The planned signing of the Mercosur free trade agreement has once again highlighted how politicised international trade has become today. Farmers are protesting, governments are hesitating, and Europe risks becoming internally divided once again at the last minute. As a strategic consultant and supply chain expert, however, I view this debate primarily through a different lens: that of strategic supply and industrial resilience.
From cost optimisation to geopolitical risk management
For thirty years, the focus of supply chain management was mainly on efficiency, cost reduction and just-in-time delivery. That world no longer exists. Geopolitics is now a structural factor in how businesses operate. Sanctions, trade wars, societal pressure and activism have a direct impact on suppliers, transport routes and the availability of raw materials.
Companies are suddenly confronted with questions that would have been unthinkable ten years ago. What if a supplier is publicly linked to a conflict or to human rights violations? What is the impact of a new sanctions package against Russia on my production lines? And what if tensions around Taiwan escalate while all my semiconductors come from there?
Mercosur fits squarely into this reality. This agreement is not only about tariffs or agricultural quotas, but about how Europe chooses to organise its strategic autonomy in an unstable world.
Reducing dependence on China is not just a slogan
For sectors such as chemicals, pharmaceuticals, automotive and energy, access to raw materials such as nickel, copper and aluminium is essential. Today, Europe is to a large extent dependent on China in this respect, directly or indirectly. That is not a comfortable starting position, particularly when economic and political power is increasingly being used as leverage.
Mercosur offers Europe the opportunity to diversify its sources of supply. Not as a miracle solution, but as part of a broader strategy of risk diversification. In supply chain terms, this is known as “dual sourcing” or “multi-sourcing”: avoiding a situation in which a single region or player becomes a choke point. In addition to Mercosur, Europe is also looking to India and Australia for further diversification. This is a necessary move.
The chemical sector as a canary in the coal mine
The Belgian chemical sector perfectly illustrates what is at stake. It is one of the most integrated and interdependent industrial ecosystems in the world. A single disruption in the supply of a basic raw material can trigger a chain reaction affecting dozens of companies.

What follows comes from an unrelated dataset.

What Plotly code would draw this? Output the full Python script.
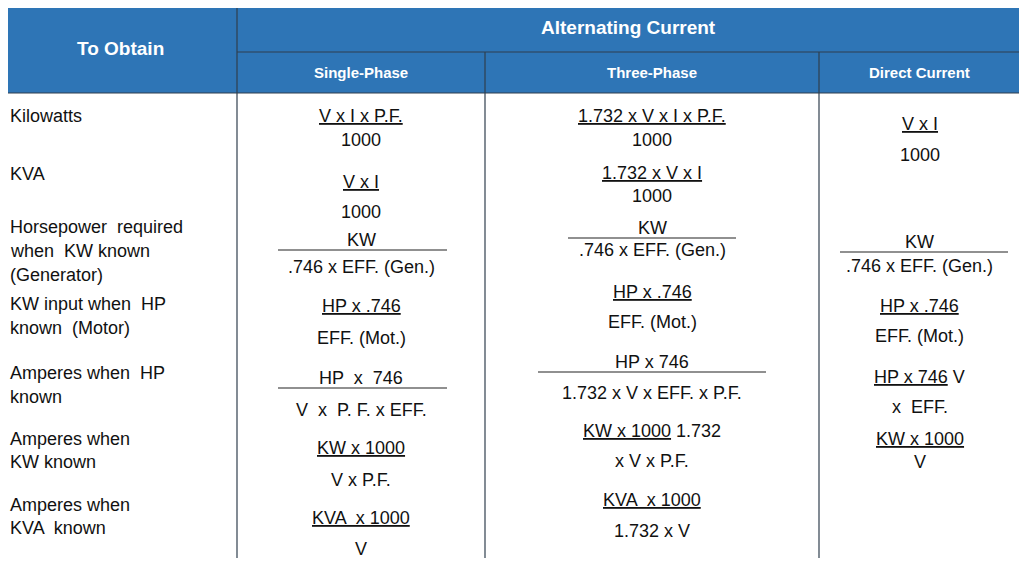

In such a context, predictability is crucial. Not only price certainty, but also political reliability and access to alternative markets. Trade agreements such as Mercosur create precisely the framework within which companies can plan, invest and manage risks more effectively.
Understanding for agriculture, but a need for balance
Let there be no misunderstanding: the concerns of farmers are real and deserve to be taken seriously. Food sovereignty, fair competition and high standards for the environment and animal welfare are legitimate European priorities. Moreover, research has conclusively shown that globalisation also produces losers. We must not forget them.
At the same time, the debate should not be reduced to a zero-sum game between agriculture and industry. Europe needs both. Without going into their concrete effects, the additional safeguard clauses, mirror measures and extra funding for the Common Agricultural Policy demonstrate that the agreement is not blind to these sensitivities.
The question, therefore, is not whether Mercosur is perfect. The question is whether, in the current geopolitical landscape, it is better to operate with rules, agreements and emergency brakes than to have no framework at all and allow strategic dependencies to spiral further out of control.
Proactivity is no longer a luxury
What concerns me most in this debate is that many companies — and by extension policymakers — still approach geopolitical risks in a reactive way. Action is taken only when a disruption actually occurs. By then, it is often too late.
Mercosur is an opportunity to act proactively. To consciously choose, as Europe and as industry, greater resilience, greater diversification and greater strategic autonomy. Not against anyone, but in the interest of our own economic future.
In that sense, this agreement is less a trade treaty than a stress test for Europe itself. Do we dare to look beyond short-term politics and approach supply chains for what they have become today: an essential component of our geopolitical and economic security?
At Möbius, we see every day how significant the impact of these choices is on companies. Mercosur is not an ideological symbolic dossier. It is a strategic lever. And in today’s world, we cannot afford to let it slip through our fingers.